--- start of Raw data ---

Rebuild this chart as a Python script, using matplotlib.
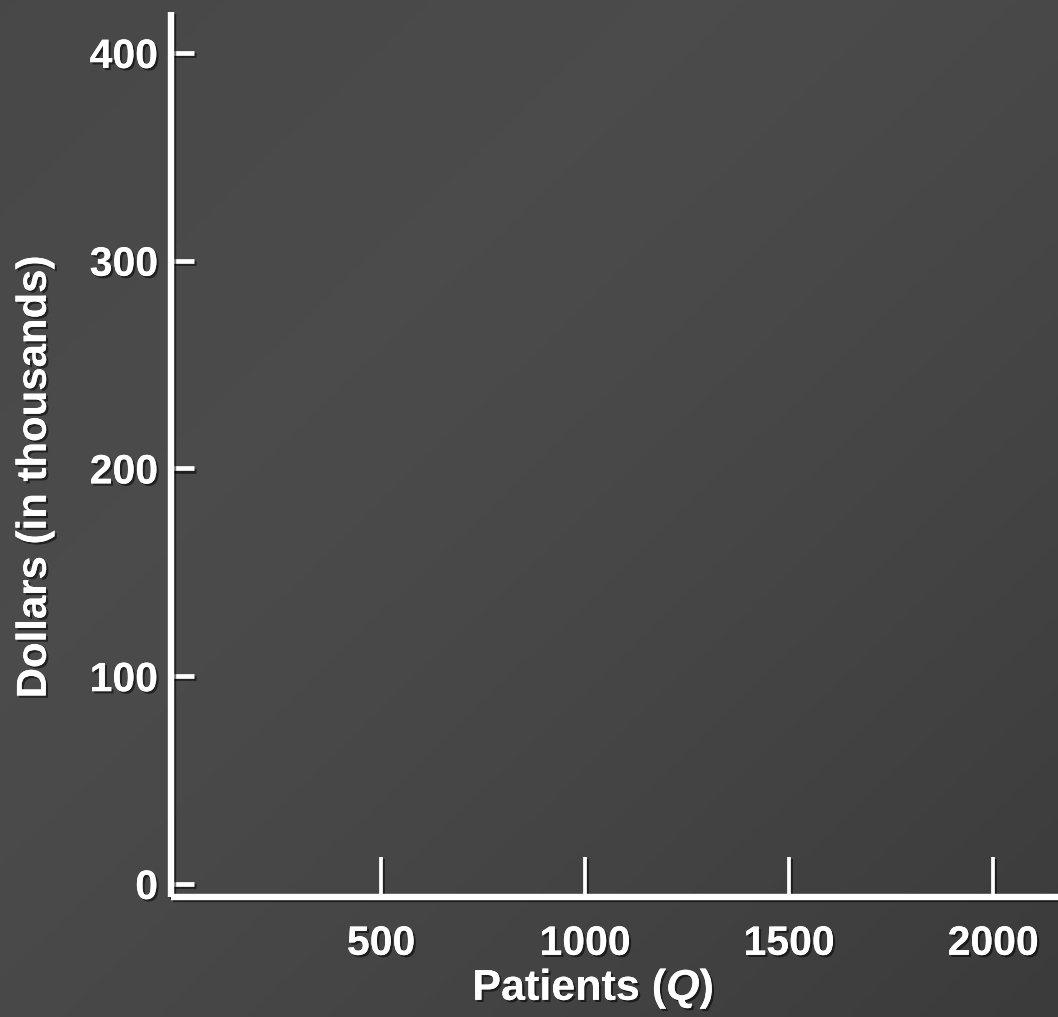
import numpy as np
import matplotlib
matplotlib.use("Agg")
import matplotlib.pyplot as plt
import matplotlib.patheffects as pe

plt.rcParams['font.family'] = ['Liberation Sans', 'DejaVu Sans']
plt.rcParams['font.weight'] = 'bold'
plt.rcParams['mathtext.fontset'] = 'custom'
plt.rcParams['mathtext.it'] = 'Liberation Sans:bold:italic'
plt.rcParams['mathtext.rm'] = 'Liberation Sans:bold'

# Data (axes only, no series)
x_ticks = [500, 1000, 1500, 2000]
x_tick_labels = ["500", "1000", "1500", "2000"]
y_ticks = [0, 100, 200, 300, 400]
y_tick_labels = ["0", "100", "200", "300", "400"]
x_label = "Patients ($Q$)"
y_label = "Dollars (in thousands)"
x_limits = (-16, 2159)
y_limits = (-6.3, 419.7)

W, H = 1058, 1017
fig = plt.figure(figsize=(W / 100, H / 100), dpi=100)

# gradient background
bg = fig.add_axes([0, 0, 1, 1], zorder=-10)
yy, xx = np.mgrid[0:1:200j, 0:1:200j]
t = (xx + yy) / 2.0
light = 0x4b / 255.0
dark = 0x3b / 255.0
val = light - (light - dark) * np.clip((t - 0.35) / 0.65, 0, 1) ** 1.3
val = val - 0.012 * np.clip((0.3 - t) / 0.3, 0, 1)
img = np.dstack([val, val, val])
bg.imshow(img, extent=[0, 1, 0, 1], aspect='auto', origin='upper')
bg.set_axis_off()

ax = fig.add_axes([170.5 / W, (H - 897) / H, (W - 170.5) / W, (897 - 12) / H])
ax.set_facecolor('none')
ax.set_xlim(*x_limits)
ax.set_ylim(*y_limits)

text_shadow = [pe.withSimplePatchShadow(offset=(1.6, -1.6), shadow_rgbFace='black', alpha=0.55),
               pe.Normal()]
line_shadow = [pe.SimpleLineShadow(offset=(1.6, -1.6), shadow_color='black', alpha=0.55),
               pe.Normal()]

for side in ['top', 'right']:
    ax.spines[side].set_visible(False)
for side in ['left', 'bottom']:
    ax.spines[side].set_color('white')
    ax.spines[side].set_linewidth(4.6)
    ax.spines[side].set_path_effects(line_shadow)
    ax.spines[side].set_capstyle('butt')

ax.set_xticks(x_ticks)
ax.set_xticklabels(x_tick_labels)
ax.set_yticks(y_ticks)
ax.set_yticklabels(y_tick_labels)

ax.tick_params(axis='x', direction='in', length=29, width=2.7, color='white',
               labelcolor='white', labelsize=29.5, pad=20)
ax.tick_params(axis='y', direction='in', length=17, width=3.4, color='white',
               labelcolor='white', labelsize=29.5, pad=9)

for tick in ax.xaxis.get_major_ticks() + ax.yaxis.get_major_ticks():
    tick.tick1line.set_path_effects(line_shadow)
    tick.label1.set_path_effects(text_shadow)
    tick.label1.set_fontweight('bold')

ax.set_xlabel(x_label, color='white', fontsize=31, fontweight='bold', va='baseline')
ax.xaxis.set_label_coords(0.476, -0.1164)
ax.xaxis.label.set_path_effects(text_shadow)

ax.set_ylabel(y_label, color='white', fontsize=30.2, fontweight='bold', va='baseline')
ax.yaxis.set_label_coords(-0.1405, 0.4745)
ax.yaxis.label.set_path_effects(text_shadow)

fig.savefig("out.png", dpi=100)
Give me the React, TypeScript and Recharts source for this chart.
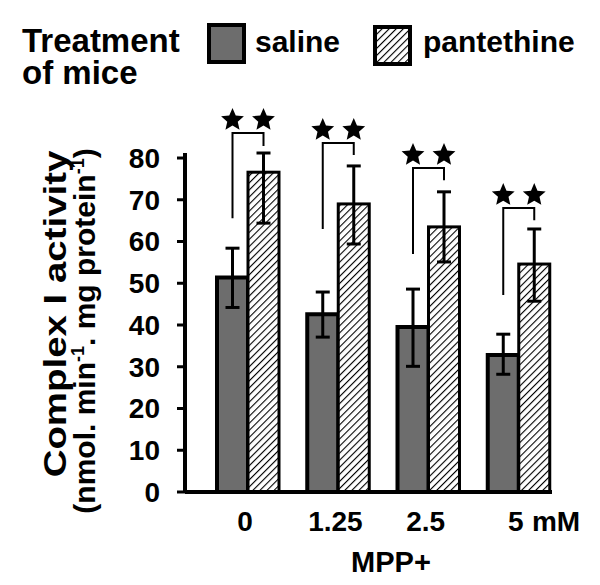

--- end of Raw data ---

- Short exercise
Go back to the entries above and restate word for word every line from the first through the one that contains "import matplotlib.patheffects as pe", leaving the pictures behind.

- Task response
Rebuild this chart as a Python script, using matplotlib.
import numpy as np
import matplotlib
matplotlib.use("Agg")
import matplotlib.pyplot as plt
import matplotlib.patheffects as pe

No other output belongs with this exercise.